Since its founding, UTL has placed 16 actors, cartoon artists, dancers, filmmakers, painters, photographers and writers in science, English, history, science and life skills classes. The teachers in classrooms where UTL artists are assigned become students as they learn to present their own material, differently. Says Fenner, “There are multitudes of ways to teach. It’s important for kids to see teachers as learners and for teachers to see kids in a new way.”
In 2006, UTL collaborated with Boston-based artist-teacher group Actors’ Shakespeare Project (ASP) to bring live action to English teacher Evan Gentler’s classroom at the Eliot Short-Term Treatment Center in Roxbury, Mass.
About 98 percent of Gentler’s students are ages 14-18, with a few ages one year younger or older.
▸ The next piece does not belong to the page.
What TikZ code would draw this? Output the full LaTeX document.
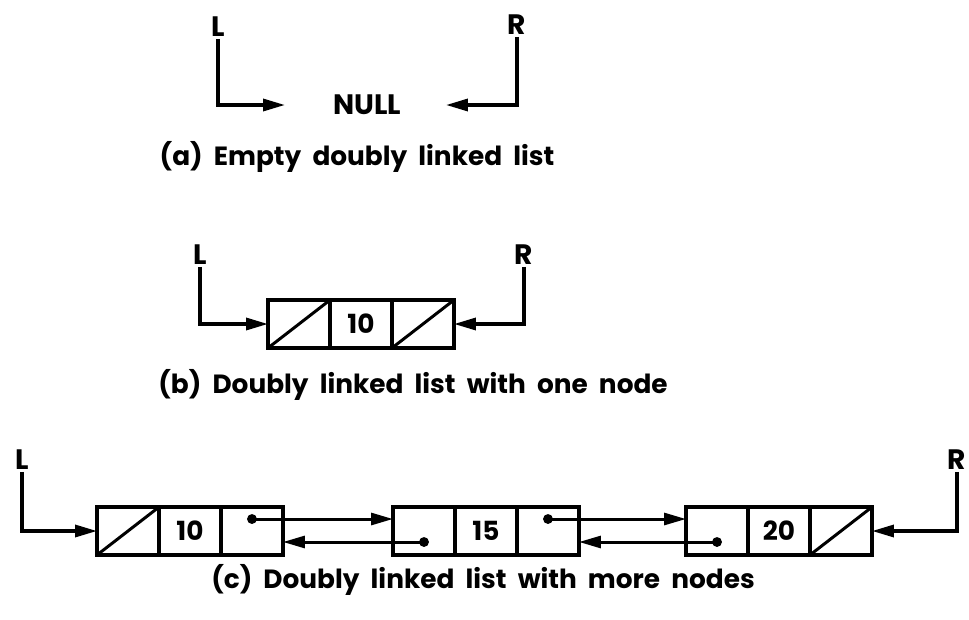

Students spend three to eight-month sentences at the Eliot. It’s typically a last step before returning to their community or school system.
That year, Gentler’s class of adolescent males learned to stage three scenes from “Titus Andronicus” and for the last three years, “Othello” has been the play of choice. Shakespeare’s human tales of human struggle make his plays an easy sell as work that at times mirrors the lives of his students.
“At the beginning of every school year, we make a list of the themes and ideas in their world. No matter what we study all year, invariably, for these incarcerated youth, their list includes trust, loyalty, fear … things everyone struggles with. When we do Shakespeare, we present it to them in light of their own ideas. I try to do that with everyone we study.”
Students not only perform lines but they participate in blocking and editing scripts, too. So do Gentler’s kids get psyched to wax poetic about the Bard’s words? It depends on the class … and, how he presents it to them.
“I don’t say at the very beginning, ‘In a month, we’re all going to be staging large scenes for a large audience!” he says. “I do say [what] the Massachusetts’ educational state standards for drama and recitation are.” Then, he says, they understand it’s a legitimate educational demand.
“They don’t want their time wasted. I tell them they’d be studying it if they were on the out.”
“It’s incumbent upon teachers that students make their own connections between ideas in writing and their own lives,” says Gentler. UTL or not, he incorporates arts into his curriculum by teaching word choice and poetic voice through lyrics and music.